**AIM OF THE TASK:**
Gather from the material every line that contains the string "this".

--- Begin MATERIAL FOR THE TASK ---

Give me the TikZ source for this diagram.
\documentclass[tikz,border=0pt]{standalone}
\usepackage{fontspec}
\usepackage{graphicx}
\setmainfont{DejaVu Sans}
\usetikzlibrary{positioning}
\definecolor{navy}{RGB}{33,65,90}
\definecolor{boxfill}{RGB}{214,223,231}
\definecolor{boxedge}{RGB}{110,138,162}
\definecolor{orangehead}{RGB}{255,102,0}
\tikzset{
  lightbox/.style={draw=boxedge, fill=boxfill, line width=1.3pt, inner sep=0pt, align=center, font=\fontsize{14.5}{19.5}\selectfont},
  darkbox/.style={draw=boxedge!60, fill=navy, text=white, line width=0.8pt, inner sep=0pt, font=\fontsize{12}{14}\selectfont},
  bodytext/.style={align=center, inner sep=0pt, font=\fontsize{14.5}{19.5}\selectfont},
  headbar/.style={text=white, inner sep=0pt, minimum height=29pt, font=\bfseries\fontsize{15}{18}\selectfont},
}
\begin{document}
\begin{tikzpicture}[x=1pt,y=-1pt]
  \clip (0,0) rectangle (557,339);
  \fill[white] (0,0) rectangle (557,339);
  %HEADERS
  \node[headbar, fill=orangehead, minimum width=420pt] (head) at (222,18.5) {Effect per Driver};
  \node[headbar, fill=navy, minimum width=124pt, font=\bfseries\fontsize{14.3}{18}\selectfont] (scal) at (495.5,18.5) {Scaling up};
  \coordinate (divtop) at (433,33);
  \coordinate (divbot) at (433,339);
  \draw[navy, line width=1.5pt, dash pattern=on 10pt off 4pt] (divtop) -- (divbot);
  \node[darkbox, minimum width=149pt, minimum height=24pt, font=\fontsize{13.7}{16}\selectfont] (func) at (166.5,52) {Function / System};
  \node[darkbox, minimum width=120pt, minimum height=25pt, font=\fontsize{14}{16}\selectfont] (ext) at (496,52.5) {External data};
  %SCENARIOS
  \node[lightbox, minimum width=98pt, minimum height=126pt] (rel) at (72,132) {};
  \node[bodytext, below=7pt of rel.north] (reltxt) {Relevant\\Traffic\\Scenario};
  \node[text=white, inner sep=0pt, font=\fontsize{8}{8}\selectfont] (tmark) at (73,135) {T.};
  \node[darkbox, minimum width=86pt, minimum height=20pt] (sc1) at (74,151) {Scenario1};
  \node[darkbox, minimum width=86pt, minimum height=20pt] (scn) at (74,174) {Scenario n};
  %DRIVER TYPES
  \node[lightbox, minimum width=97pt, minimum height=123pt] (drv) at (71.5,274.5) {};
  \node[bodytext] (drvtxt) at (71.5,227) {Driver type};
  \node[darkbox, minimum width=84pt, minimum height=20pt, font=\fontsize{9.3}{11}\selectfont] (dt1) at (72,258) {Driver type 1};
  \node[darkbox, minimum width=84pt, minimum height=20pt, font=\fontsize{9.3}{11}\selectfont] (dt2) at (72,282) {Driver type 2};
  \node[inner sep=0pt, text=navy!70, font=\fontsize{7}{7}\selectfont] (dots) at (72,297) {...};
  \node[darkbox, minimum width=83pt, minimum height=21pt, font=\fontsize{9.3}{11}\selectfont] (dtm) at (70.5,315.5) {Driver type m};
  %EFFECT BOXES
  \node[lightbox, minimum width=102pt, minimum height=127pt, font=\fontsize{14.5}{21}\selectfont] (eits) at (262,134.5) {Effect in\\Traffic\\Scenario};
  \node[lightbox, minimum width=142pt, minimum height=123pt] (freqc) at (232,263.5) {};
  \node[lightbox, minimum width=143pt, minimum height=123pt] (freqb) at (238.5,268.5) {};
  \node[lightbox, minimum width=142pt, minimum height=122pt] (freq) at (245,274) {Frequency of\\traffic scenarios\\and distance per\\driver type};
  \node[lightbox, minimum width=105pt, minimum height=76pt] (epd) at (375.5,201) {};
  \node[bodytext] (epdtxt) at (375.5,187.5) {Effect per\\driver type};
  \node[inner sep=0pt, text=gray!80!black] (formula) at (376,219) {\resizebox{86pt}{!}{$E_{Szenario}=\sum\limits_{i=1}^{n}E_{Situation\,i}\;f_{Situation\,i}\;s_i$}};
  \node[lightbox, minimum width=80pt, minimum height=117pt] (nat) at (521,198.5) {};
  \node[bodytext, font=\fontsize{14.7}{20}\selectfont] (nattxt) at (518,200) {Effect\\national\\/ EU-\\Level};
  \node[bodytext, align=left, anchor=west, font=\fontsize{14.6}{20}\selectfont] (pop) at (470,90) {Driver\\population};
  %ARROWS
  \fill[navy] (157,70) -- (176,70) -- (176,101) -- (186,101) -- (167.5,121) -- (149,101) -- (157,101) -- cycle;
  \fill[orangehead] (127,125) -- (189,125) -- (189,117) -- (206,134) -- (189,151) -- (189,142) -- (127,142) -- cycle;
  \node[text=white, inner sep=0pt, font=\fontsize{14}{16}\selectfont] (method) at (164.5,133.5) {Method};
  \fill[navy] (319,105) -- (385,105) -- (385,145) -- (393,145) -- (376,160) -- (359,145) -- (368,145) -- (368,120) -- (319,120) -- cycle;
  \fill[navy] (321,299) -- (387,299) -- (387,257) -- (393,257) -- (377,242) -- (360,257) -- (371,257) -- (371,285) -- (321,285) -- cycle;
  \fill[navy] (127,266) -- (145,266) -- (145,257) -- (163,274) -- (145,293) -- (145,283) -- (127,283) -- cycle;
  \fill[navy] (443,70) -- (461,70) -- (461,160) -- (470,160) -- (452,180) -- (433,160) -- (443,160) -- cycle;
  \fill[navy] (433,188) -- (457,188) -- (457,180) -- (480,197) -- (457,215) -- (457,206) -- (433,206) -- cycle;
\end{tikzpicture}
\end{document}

--- End MATERIAL FOR THE TASK ---
--- Begin MATERIAL FOR THE TASK ---

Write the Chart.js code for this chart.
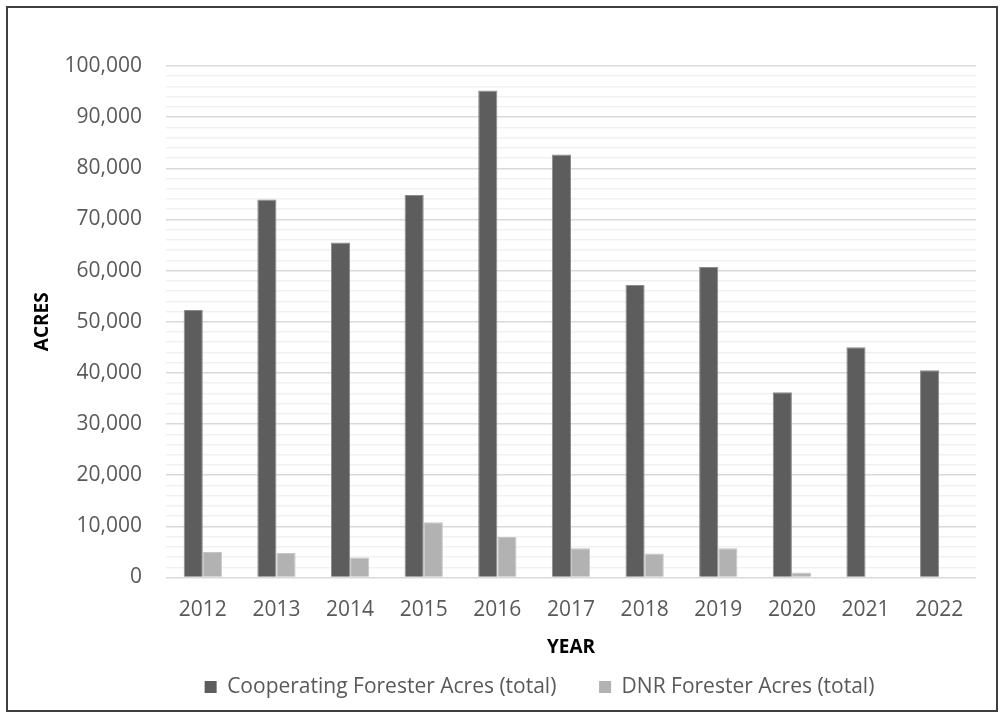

--- End MATERIAL FOR THE TASK ---
--- Begin MATERIAL FOR THE TASK ---

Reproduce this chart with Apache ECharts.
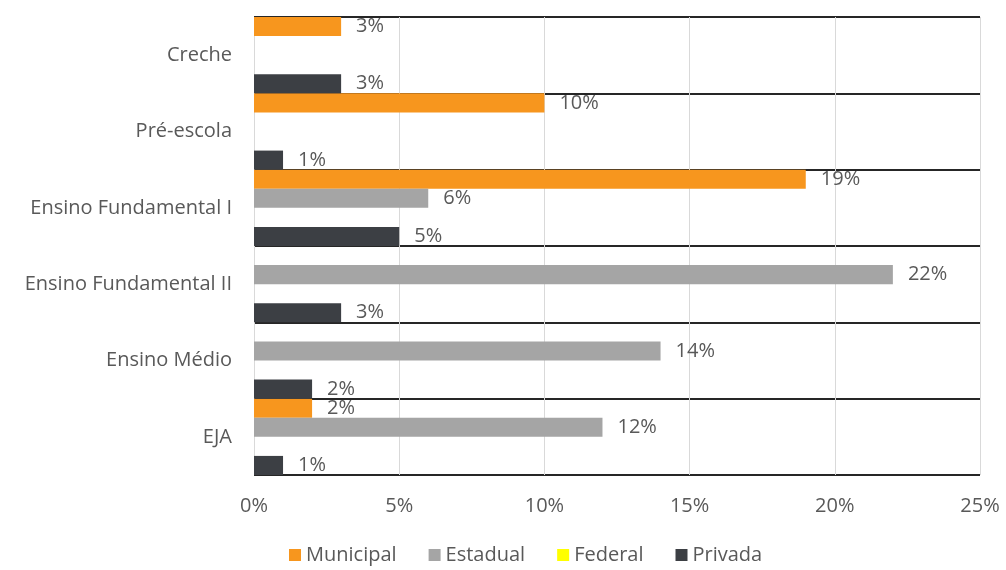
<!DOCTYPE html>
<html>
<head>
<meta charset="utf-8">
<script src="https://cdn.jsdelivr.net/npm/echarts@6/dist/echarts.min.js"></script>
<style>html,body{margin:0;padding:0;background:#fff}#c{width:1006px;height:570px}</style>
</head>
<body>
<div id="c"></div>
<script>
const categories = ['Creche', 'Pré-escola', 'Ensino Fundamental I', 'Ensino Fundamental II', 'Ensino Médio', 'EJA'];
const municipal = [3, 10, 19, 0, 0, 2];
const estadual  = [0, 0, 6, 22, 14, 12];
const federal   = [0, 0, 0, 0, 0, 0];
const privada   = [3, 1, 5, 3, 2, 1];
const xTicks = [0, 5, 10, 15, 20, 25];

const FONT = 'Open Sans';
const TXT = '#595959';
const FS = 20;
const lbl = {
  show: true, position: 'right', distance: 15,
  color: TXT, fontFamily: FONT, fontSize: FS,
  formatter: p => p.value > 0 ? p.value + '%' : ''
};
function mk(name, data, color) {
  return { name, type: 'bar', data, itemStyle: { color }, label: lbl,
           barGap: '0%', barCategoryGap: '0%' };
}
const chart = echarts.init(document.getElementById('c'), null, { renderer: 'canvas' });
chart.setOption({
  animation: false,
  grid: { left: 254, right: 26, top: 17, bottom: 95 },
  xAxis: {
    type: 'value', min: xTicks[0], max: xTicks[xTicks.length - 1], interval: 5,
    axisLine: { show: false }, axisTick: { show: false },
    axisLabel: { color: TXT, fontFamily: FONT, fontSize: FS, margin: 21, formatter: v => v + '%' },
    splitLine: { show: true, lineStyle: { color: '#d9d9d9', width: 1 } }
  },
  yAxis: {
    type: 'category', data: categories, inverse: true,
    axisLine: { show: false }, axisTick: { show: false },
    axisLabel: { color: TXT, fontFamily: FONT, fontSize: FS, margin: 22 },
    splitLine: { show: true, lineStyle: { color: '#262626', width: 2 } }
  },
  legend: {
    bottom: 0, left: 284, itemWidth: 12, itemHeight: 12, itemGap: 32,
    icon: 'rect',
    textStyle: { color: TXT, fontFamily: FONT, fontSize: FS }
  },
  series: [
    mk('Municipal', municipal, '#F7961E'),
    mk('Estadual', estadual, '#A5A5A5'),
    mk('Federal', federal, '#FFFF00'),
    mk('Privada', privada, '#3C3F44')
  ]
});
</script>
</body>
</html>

--- End MATERIAL FOR THE TASK ---

**SOLUTION TO THE EXERCISE:**
Give me the TikZ source for this diagram.
Write the Chart.js code for this chart.
Reproduce this chart with Apache ECharts.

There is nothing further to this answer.